This paper studies matrix Lax representations for semi‑discrete (differential‑difference) evolution equations and finds explicit quantities that do not change under matrix gauge transformations. In plain terms, the author gives computable tests to tell whether a parameter that appears in a Lax pair is truly essential or can be removed by a change of variables called a gauge transformation.

A matrix Lax representation (MLR) is a pair of square matrices M and W that depend on the discrete space index n, the field variables and a parameter λ, and that satisfy a compatibility relation equivalent to the evolutionary equation. A gauge transformation is an invertible matrix G that converts one MLR into another by the rules M ↦ S(G) M G−1 and W ↦ Dt(G) G−1 + G W G−1, where S is the shift in n and Dt is the total time derivative. Two MLRs that are related this way are called gauge equivalent. The paper works in the semi‑discrete setting and assumes M is invertible except at excluded exceptional points.

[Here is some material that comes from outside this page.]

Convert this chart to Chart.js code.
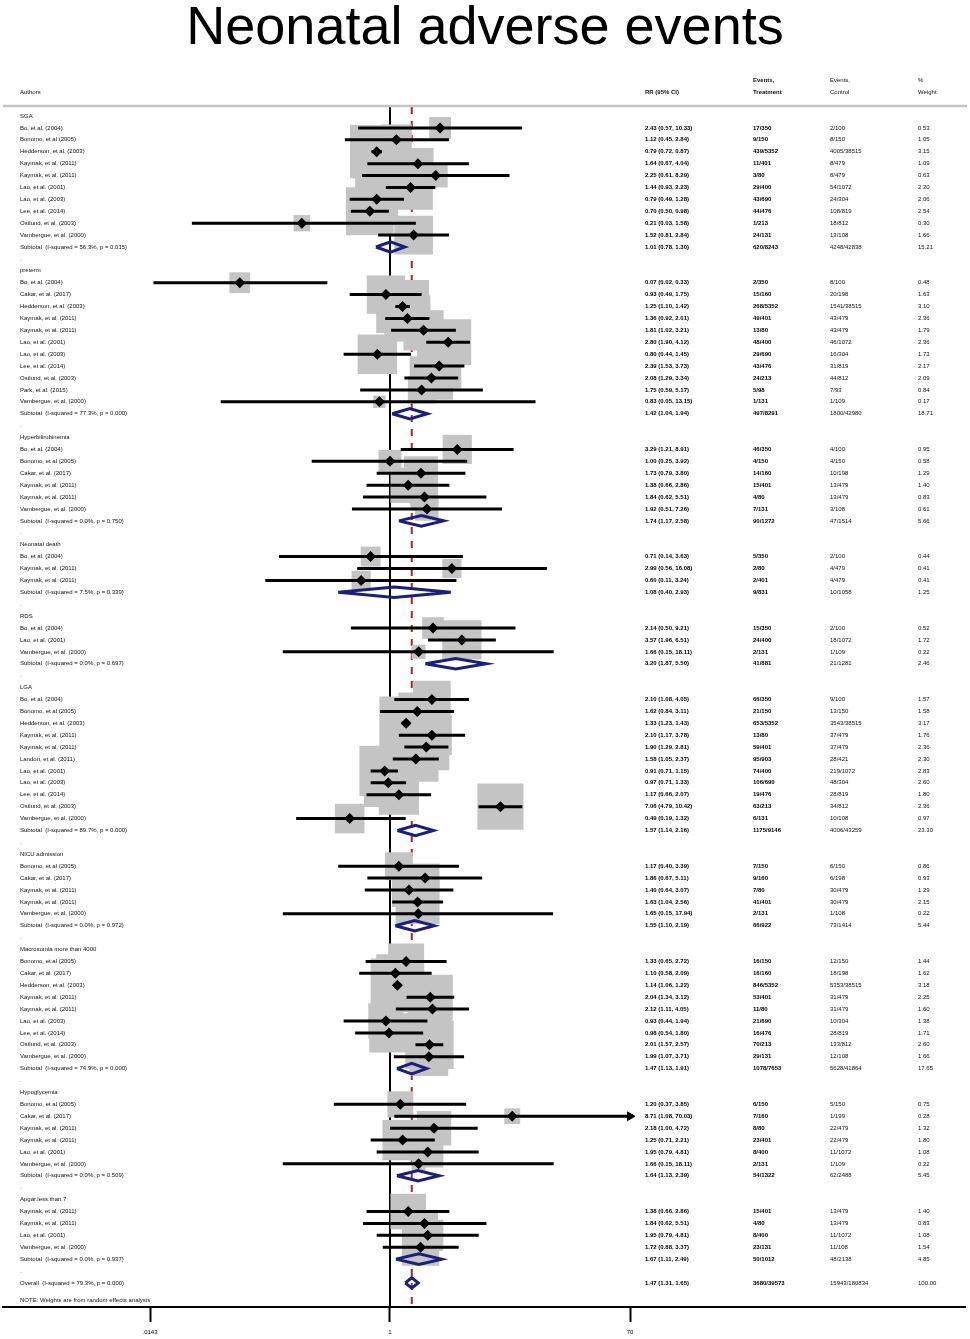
<!DOCTYPE html>
<html>
<head>
<meta charset="utf-8">
<script src="https://cdn.jsdelivr.net/npm/chart.js@4.4.1/dist/chart.umd.min.js"></script>
<style>
html,body{margin:0;padding:0;background:#fff;}
#c{display:block;}
</style>
</head>
<body>
<canvas id="c" width="970" height="1339" style="width:970px;height:1339px;"></canvas>
<script>
// ---------------- DATA ----------------
const chartTitle = 'Neonatal adverse events';
const groups = ['SGA','preterm','Hyperbilirubinemia','Neonatal death','RDS','LGA','NICU admission','Macrosomia more than 4000','Hypoglycemia','Apgar.less.than.7'];
const groupSizes = [10,11,6,3,3,11,5,9,6,4];

const studies = [
  // SGA
  'Bo, et al. (2004)','Bonomo, et al (2005)','Hedderson, et al. (2003)','Kaymak, et al. (2011)','Kaymak, et al. (2011)','Lao, et al. (2001)','Lao, et al. (2003)','Lee, et al. (2014)','Ostlund, et al. (2003)','Vambergue, et al. (2000)',
  // preterm
  'Bo, et al. (2004)','Cakar, et al. (2017)','Hedderson, et al. (2003)','Kaymak, et al. (2011)','Kaymak, et al. (2011)','Lao, et al. (2001)','Lao, et al. (2003)','Lee, et al. (2014)','Ostlund, et al. (2003)','Park, et al. (2015)','Vambergue, et al. (2000)',
  // Hyperbilirubinemia
  'Bo, et al. (2004)','Bonomo, et al (2005)','Cakar, et al. (2017)','Kaymak, et al. (2011)','Kaymak, et al. (2011)','Vambergue, et al. (2000)',
  // Neonatal death
  'Bo, et al. (2004)','Kaymak, et al. (2011)','Kaymak, et al. (2011)',
  // RDS
  'Bo, et al. (2004)','Lao, et al. (2001)','Vambergue, et al. (2000)',
  // LGA
  'Bo, et al. (2004)','Bonomo, et al (2005)','Hedderson, et al. (2003)','Kaymak, et al. (2011)','Kaymak, et al. (2011)','Landon, et al. (2011)','Lao, et al. (2001)','Lao, et al. (2003)','Lee, et al. (2014)','Ostlund, et al. (2003)','Vambergue, et al. (2000)',
  // NICU admission
  'Bonomo, et al (2005)','Cakar, et al. (2017)','Kaymak, et al. (2011)','Kaymak, et al. (2011)','Vambergue, et al. (2000)',
  // Macrosomia
  'Bonomo, et al (2005)','Cakar, et al. (2017)','Hedderson, et al. (2003)','Kaymak, et al. (2011)','Kaymak, et al. (2011)','Lao, et al. (2003)','Lee, et al. (2014)','Ostlund, et al. (2003)','Vambergue, et al. (2000)',
  // Hypoglycemia
  'Bonomo, et al (2005)','Cakar, et al. (2017)','Kaymak, et al. (2011)','Kaymak, et al. (2011)','Lao, et al. (2001)','Vambergue, et al. (2000)',
  // Apgar
  'Kaymak, et al. (2011)','Kaymak, et al. (2011)','Lao, et al. (2001)','Vambergue, et al. (2000)'
];
const rr = [
  2.43,1.12,0.79,1.64,2.25,1.44,0.79,0.70,0.21,1.52,
  0.07,0.93,1.25,1.36,1.81,2.80,0.80,2.39,2.08,1.75,0.83,
  3.29,1.00,1.73,1.38,1.84,1.92,
  0.71,2.99,0.60,
  2.14,3.57,1.66,
  2.10,1.62,1.33,2.10,1.90,1.58,0.91,0.97,1.17,7.06,0.49,
  1.17,1.86,1.40,1.63,1.65,
  1.33,1.10,1.14,2.04,2.12,0.93,0.98,2.01,1.99,
  1.20,8.71,2.18,1.25,1.95,1.66,
  1.38,1.84,1.95,1.72
];
const lo = [
  0.57,0.45,0.72,0.67,0.61,0.93,0.49,0.50,0.03,0.81,
  0.0152,0.49,1.10,0.92,1.02,1.90,0.44,1.53,1.29,0.59,0.05,
  1.21,0.25,0.79,0.66,0.62,0.51,
  0.14,0.56,0.11,
  0.50,1.96,0.15,
  1.08,0.84,1.23,1.17,1.29,1.05,0.71,0.71,0.66,4.79,0.19,
  0.40,0.67,0.64,1.04,0.15,
  0.65,0.58,1.06,1.34,1.11,0.44,0.54,1.57,1.07,
  0.37,1.08,1.00,0.71,0.79,0.15,
  0.66,0.62,0.79,0.88
];
const hi = [
  10.33,2.84,0.87,4.04,8.29,2.23,1.28,0.98,1.58,2.84,
  0.33,1.75,1.42,2.01,3.21,4.12,1.45,3.73,3.34,5.17,13.15,
  8.91,3.92,3.80,2.86,5.51,7.26,
  3.63,16.08,3.24,
  9.21,6.51,18.11,
  4.05,3.11,1.43,3.78,2.81,2.37,1.15,1.33,2.07,10.42,1.32,
  3.39,5.11,3.07,2.56,17.94,
  2.72,2.09,1.22,3.12,4.05,1.94,1.80,2.57,3.71,
  3.85,70.03,4.72,2.21,4.81,18.11,
  2.86,5.51,4.81,3.37
];
const evTreat = [
  '17/350','9/150','439/5352','11/401','3/80','29/400','43/690','44/476','1/213','24/131',
  '2/350','15/160','268/5352','49/401','13/80','48/400','29/690','43/476','24/213','5/98','1/131',
  '46/350','4/150','14/160','15/401','4/80','7/131',
  '5/350','2/80','2/401',
  '15/350','24/400','2/131',
  '66/350','21/150','653/5352','13/80','59/401','95/903','74/400','106/690','19/476','63/213','6/131',
  '7/150','9/160','7/80','41/401','2/131',
  '16/150','16/160','846/5352','53/401','11/80','21/690','16/476','70/213','29/131',
  '6/150','7/160','8/80','23/401','8/400','2/131',
  '15/401','4/80','8/400','23/131'
];
const evCtrl = [
  '2/100','8/150','4005/38515','8/479','8/479','54/1072','24/304','108/819','18/812','13/108',
  '8/100','20/198','1541/38515','43/479','43/479','46/1072','16/304','31/819','44/812','7/93','1/109',
  '4/100','4/150','10/198','13/479','13/479','3/108',
  '2/100','4/479','4/479',
  '2/100','18/1072','1/109',
  '9/100','13/150','3543/38515','37/479','37/479','28/421','219/1072','48/304','28/819','34/812','10/108',
  '6/150','6/198','30/479','30/479','1/108',
  '12/150','18/198','5353/38515','31/479','31/479','10/304','28/819','133/812','12/108',
  '5/150','1/199','22/479','22/479','11/1072','1/109',
  '13/479','13/479','11/1072','11/108'
];
const weight = [
  0.53,1.05,3.15,1.09,0.63,2.20,2.06,2.54,0.30,1.66,
  0.48,1.63,3.10,2.36,1.79,2.36,1.73,2.17,2.09,0.84,0.17,
  0.95,0.58,1.29,1.40,0.83,0.61,
  0.44,0.41,0.41,
  0.52,1.72,0.22,
  1.57,1.58,3.17,1.76,2.36,2.30,2.83,2.60,1.80,2.36,0.97,
  0.86,0.93,1.29,2.15,0.22,
  1.44,1.62,3.18,2.25,1.60,1.38,1.71,2.60,1.66,
  0.75,0.28,1.32,1.80,1.08,0.22,
  1.40,0.83,1.08,1.54
];
// subtotals per group
const subRR   = [1.01,1.42,1.74,1.08,3.20,1.57,1.55,1.47,1.64,1.67];
const subLo   = [0.78,1.04,1.17,0.40,1.87,1.14,1.10,1.13,1.13,1.11];
const subHi   = [1.30,1.94,2.58,2.93,5.50,2.16,2.19,1.91,2.39,2.49];
const subEvT  = ['620/8243','497/8291','90/1272','9/831','41/881','1175/9146','66/922','1078/7653','54/1322','50/1012'];
const subEvC  = ['4248/42838','1800/42980','47/1514','10/1058','21/1281','4006/43259','73/1414','5628/41864','62/2488','48/2138'];
const subWt   = [15.21,18.71,5.66,1.25,2.46,23.30,5.44,17.65,5.45,4.85];
const subI2   = [56.3,77.3,0.0,7.5,0.0,89.7,0.0,74.9,0.0,0.0];
const subP    = [0.015,0.000,0.750,0.339,0.697,0.000,0.972,0.000,0.509,0.937];
// overall
const overallRR = 1.47, overallLo = 1.31, overallHi = 1.65;
const overallEvT = '3680/39573', overallEvC = '15943/180834', overallWt = 100.00;
const overallI2 = 79.3, overallP = 0.000;
const noteText = 'NOTE: Weights are from random effects analysis';
// axis
const xTicks = [0.0143, 1, 70];
const xTickLabels = ['.0143', '1', '70'];

// ---------------- LAYOUT OF ROWS ----------------
const studyRow = [], subRow = [], headRow = [], dotRow = [];
let r = 0, si = 0;
groups.forEach((g, gi) => {
  headRow.push(r++);
  for (let k = 0; k < groupSizes[gi]; k++) studyRow[si++] = r++;
  subRow.push(r++);
  dotRow.push(r++);
});
const overallRow = r;
const noteRow = overallRow + 1.5;

const X_MIN = 0.00106, X_MAX = 26300;
const Y_MIN = -0.756, Y_MAX = 100.02;
const axMax = xTicks[xTicks.length - 1];

const f2 = v => v.toFixed(2);
const ciText = (a, b, c) => f2(a) + ' (' + f2(b) + ', ' + f2(c) + ')';

// ---------------- DATASETS ----------------
const ciData = [];
const arrowData = [];
studies.forEach((s, i) => {
  const h = Math.min(hi[i], axMax);
  ciData.push({x: lo[i], y: studyRow[i]}, {x: h, y: studyRow[i]}, {x: null, y: null});
  if (hi[i] > axMax) arrowData.push({x: axMax, y: studyRow[i]});
});
const DH = 0.44;
const diamondPts = (m, a, b, y) => [
  {x: a, y: y}, {x: m, y: y - DH}, {x: b, y: y}, {x: m, y: y + DH}, {x: a, y: y}, {x: null, y: null}
];
let subData = [];
groups.forEach((g, gi) => { subData = subData.concat(diamondPts(subRR[gi], subLo[gi], subHi[gi], subRow[gi])); });
const overallData = diamondPts(overallRR, overallLo, overallHi, overallRow);

const NAVY = '#1a1f7c';
const MAROON = '#a3282b';

const datasets = [
  { type: 'line', data: [{x: 1, y: Y_MIN}, {x: 1, y: Y_MAX}], borderColor: '#000', borderWidth: 2, pointRadius: 0, order: 10 },
  { type: 'line', data: [{x: overallRR, y: Y_MIN}, {x: overallRR, y: Y_MAX}], borderColor: MAROON, borderWidth: 2, borderDash: [7, 7], pointRadius: 0, order: 9 },
  { type: 'scatter', data: studies.map((s, i) => ({x: rr[i], y: studyRow[i]})), pointStyle: 'rect',
    pointRadius: weight.map(w => Math.sqrt(w) * 30 / Math.SQRT2), backgroundColor: '#c4c4c4', borderWidth: 0, order: 8 },
  { type: 'line', data: ciData, borderColor: '#000', borderWidth: 3, pointRadius: 0, spanGaps: false, borderCapStyle: 'butt', order: 5 },
  { type: 'scatter', data: arrowData, pointStyle: 'triangle', rotation: 90, pointRadius: 5, backgroundColor: '#000', borderColor: '#000', borderWidth: 1, order: 4 },
  { type: 'scatter', data: studies.map((s, i) => ({x: rr[i], y: studyRow[i]})), pointStyle: 'rectRot', pointRadius: 5.5, backgroundColor: '#000', borderWidth: 0, order: 3 },
  { type: 'line', data: subData, borderColor: NAVY, borderWidth: 3, pointRadius: 0, spanGaps: false, borderJoinStyle: 'miter', order: 2 },
  { type: 'line', data: overallData, borderColor: NAVY, borderWidth: 3, pointRadius: 0, spanGaps: false, borderJoinStyle: 'miter', order: 1 }
];

// ---------------- TEXT PLUGIN ----------------
const FONT = '"Liberation Sans", Arial, Helvetica, sans-serif';
const COL = {name: 20, rr: 645, evT: 753, evC: 830, wt: 918};
const textPlugin = {
  id: 'forestText',
  afterDraw(chart) {
    const ctx = chart.ctx, ys = chart.scales.y, area = chart.chartArea;
    ctx.save();
    // title
    ctx.fillStyle = '#000';
    ctx.textAlign = 'center';
    ctx.textBaseline = 'alphabetic';
    ctx.font = '54px ' + FONT;
    ctx.fillText(chartTitle, 485, 44);
    // header line
    ctx.strokeStyle = '#c4c4c4';
    ctx.lineWidth = 2.5;
    ctx.beginPath(); ctx.moveTo(3, area.top - 1); ctx.lineTo(967, area.top - 1); ctx.stroke();
    // column headers
    ctx.textAlign = 'left';
    ctx.textBaseline = 'middle';
    const norm = '6px ' + FONT, bold = 'bold 6px ' + FONT;
    const put = (t, x, y, f, c) => { ctx.font = f || norm; ctx.fillStyle = c || '#111'; ctx.fillText(t, x, y); };
    put('Authors', COL.name, 92);
    put('RR (95% CI)', COL.rr, 92, bold);
    put('Events,', COL.evT, 80, bold); put('Treatment', COL.evT, 92, bold);
    put('Events,', COL.evC, 80); put('Control', COL.evC, 92);
    put('%', COL.wt, 80); put('Weight', COL.wt, 92);
    const py = v => ys.getPixelForValue(v);
    groups.forEach((g, gi) => {
      put(g, COL.name, py(headRow[gi]));
      put('Subtotal  (I-squared = ' + subI2[gi].toFixed(1) + '%, p = ' + subP[gi].toFixed(3) + ')', COL.name, py(subRow[gi]));
      const y = py(subRow[gi]);
      put(ciText(subRR[gi], subLo[gi], subHi[gi]), COL.rr, y, bold, '#000');
      put(subEvT[gi], COL.evT, y, bold, '#000');
      put(subEvC[gi], COL.evC, y);
      put(f2(subWt[gi]), COL.wt, y);
      put('.', COL.name, py(dotRow[gi]));
    });
    studies.forEach((s, i) => {
      const y = py(studyRow[i]);
      put(s, COL.name, y);
      put(ciText(rr[i], lo[i], hi[i]), COL.rr, y, bold, '#000');
      put(evTreat[i], COL.evT, y, bold, '#000');
      put(evCtrl[i], COL.evC, y);
      put(f2(weight[i]), COL.wt, y);
    });
    const oy = py(overallRow);
    put('Overall  (I-squared = ' + overallI2.toFixed(1) + '%, p = ' + overallP.toFixed(3) + ')', COL.name, oy);
    put(ciText(overallRR, overallLo, overallHi), COL.rr, oy, bold, '#000');
    put(overallEvT, COL.evT, oy, bold, '#000');
    put(overallEvC, COL.evC, oy);
    put(f2(overallWt), COL.wt, oy);
    put(noteText, COL.name, py(noteRow));
    ctx.restore();
  }
};

new Chart(document.getElementById('c'), {
  type: 'scatter',
  data: { datasets },
  options: {
    responsive: false,
    animation: false,
    devicePixelRatio: 1,
    layout: { autoPadding: false, padding: { top: 107, left: 3, right: 5, bottom: 0 } },
    plugins: { legend: { display: false }, tooltip: { enabled: false }, title: { display: false } },
    scales: {
      x: {
        type: 'logarithmic',
        min: X_MIN, max: X_MAX,
        bounds: 'data',
        position: 'bottom',
        afterBuildTicks: s => { s.ticks = xTicks.map(v => ({ value: v })); },
        afterFit: s => { s.height = 32; },
        ticks: {
          autoSkip: false, maxRotation: 0, minRotation: 0, padding: 7,
          color: '#000', font: { size: 6, family: FONT },
          callback: (v, i) => xTickLabels[i]
        },
        grid: { display: true, drawOnChartArea: false, drawTicks: true, tickLength: 15, tickWidth: 2, tickColor: '#000' },
        border: { display: true, color: '#000', width: 2 }
      },
      y: {
        type: 'linear', min: Y_MIN, max: Y_MAX, reverse: true, display: false, bounds: 'data'
      }
    }
  },
  plugins: [textPlugin]
});
</script>
</body>
</html>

The main construction is an operator Δ_{u_j} built from M and its derivatives with respect to the dynamical variables. The explicit invariants are the determinants det(Δ_{u_j}(M)) and the traces Tr((Δ_{u_j}(M))^q) for positive integers q and for each component index j. Theorem 2 in the paper proves these functions do not change when an MLR is replaced by a gauge‑equivalent one. In other words, they are true invariants of the gauge action.

Two simple consequences follow. First, if any of these invariants computed for a given MLR depends nontrivially on the spectral parameter λ, then no gauge transformation can remove λ from that MLR. That gives a concrete test for when a parameter is essential for integrability in the soliton theory sense. Second, the invariants give necessary conditions for two different MLRs to be gauge equivalent. They thus provide practical checks when comparing representations of the same equation.